This blog comes from Halil Tamgumus, a serving headteacher in Leicester.
Up until university, it is fair to say that education and I were not the best of friends.
We tolerated each other, but I didn’t get much out of the relationship.
There are many reasons for this. A large part of it, I feel, was down to the fact that education back then wasn’t aimed at engaging me. It didn’t take in to account who I am. I lost interest.
I remember the day I got my GCSE results as if it were yesterday. The envelope in hand; My mates all, and I mean all, screeching in delight. The hubbub of all the other “not quite children – nearly adults” a blur in the background, muffled by the beating of my heart in my ears. Deafening. I felt sick. I knew. I knew it wasn’t good news.
I opened it…
On my own…
And my fears became a reality.
I failed all my GCSEs.
Yep, that happened.
I felt sick; you know the feeling you get when your heart sinks into your stomach? My head was spinning.

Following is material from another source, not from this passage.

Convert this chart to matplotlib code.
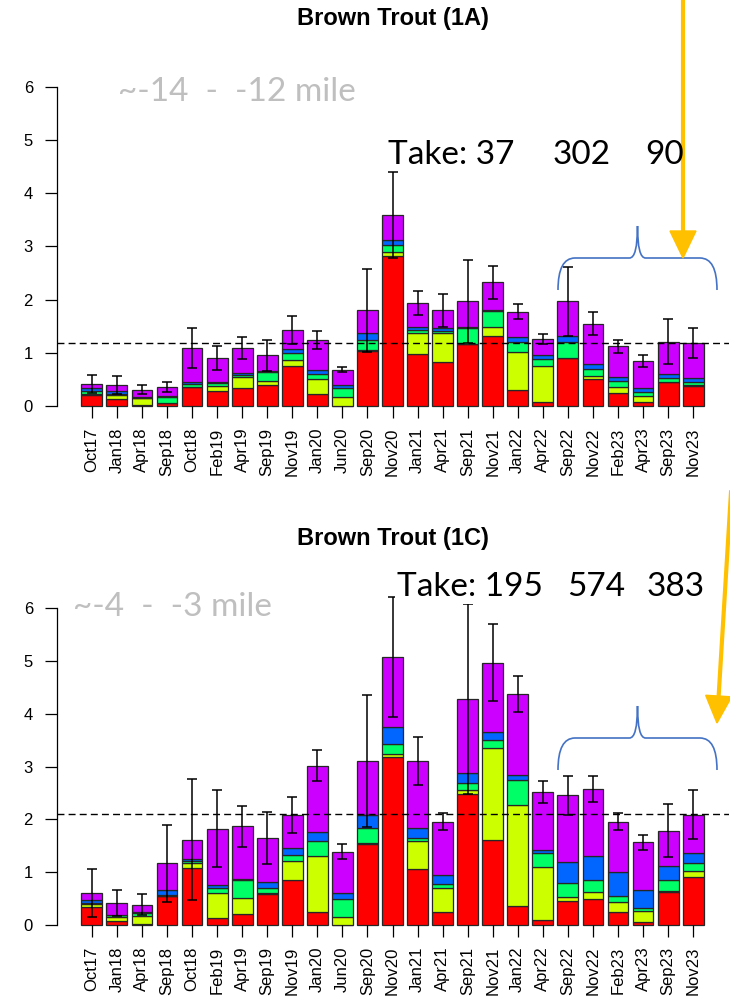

Baba had asked me in the morning to go past the shop he was working in at the time and share my results with him. I considered not going, I mean in all honesty, I even thought about running away. But I did go because I knew if I didn’t, he’d be worried and I am sure if I was more than 30 minutes later than what we had agreed he would have galvanised the whole community and sent out a search party for me!
The walk there felt like I was moving in slow motion, the world around me put into fast forward but ironically before I knew it, I was standing outside the shop. Baba saw me straight away. I mean, I wasn’t exactly inconspicuous – at that time I was about 17 stone (I’m big-boned alright!).
He beckoned me in with a long arm gesture.
I shook my head.
I watched him pass the food he was preparing for one of the customers to his workmate. I read his lips as he spoke to him – kötüdür – simply translated – ‘It’s bad’!
By the time he got outside, I was leaning on our family car; my legs had gone to jelly (insert weight joke here 😊). I mean, seriously, what was I going to say?
He stood in front of me, and as far as I was concerned, it was just him and me – the world around us melted away. I took a deep breath. Opened my mouth to speak and before I made a sound he said in the calmest and sincerest of tones
“it’s going to be alright son, I love you”.
I sobbed uncontrollably. I couldn’t catch the air around me quick enough to feed my lungs. It was as if I was on top of a mountain where the air is thinner.
I didn’t cry like that again until almost 20 years later. It came as a delayed reaction to the news from the consultant that my father had months to live. Ironically, I was outside a Turkish restaurant while leaning on my car and my sister standing by my side telling me she loved me.
I’ve wiped the phone of my tears several times; the last few paragraphs have reminded me just how much I do miss him.
Our next exchange of words influenced me in such a profound way that it had become part of my being; it changed my outlook on life; it prepared me for what was to come.
It was one of two critical moments in my life regarding my father guiding me through education. The other was just before I went to university (another blog for another time).
He asked me “what are you crying for?” My response – the crux of my pain – “I’ve let you down – I’m so ashamed”.
“My son, you haven’t let me down! You could never let me down. Tell me what you want to do?”
“I want to retake my exams Baba” I couldn’t give him eye contact, my eyes firmly fixed to the pavement.
“Ahh yes… There you go” he placed a reassuring hand on my shoulder while gently tilting my head up with his other hand under my chin. He was smiling and smiling with his eyes. He had the kindest eyes.
“You are a clever boy. Don’t give up. People will tell you you can’t do this and you can’t do that. Fight! That makes me proud”.
He endured a lot of “you can’t” and “you don’ts” in his heartbreakingly short life especially while he was trying his best to provide for his family in a country where he was, in the main, not made to feel welcome.
He never gave up, right until the end.
I don’t give up. Yes, I’ve had to work hard to get to where I am. Some may argue I’ve had to work harder than expected. But I never gave up.
Those of us who have had the misfortune of being on the receiving end of racisim, through no fault of our own but the fault of inequitable systems, have had to fight harder to get to where we are.
We never give up!
Some of those people who do not experience this see this perseverance as “confrontational” or “arrogance”.
Look a little closer and you’ll see the scars – the constant reminders of the battles we have had to endure to get to where we are.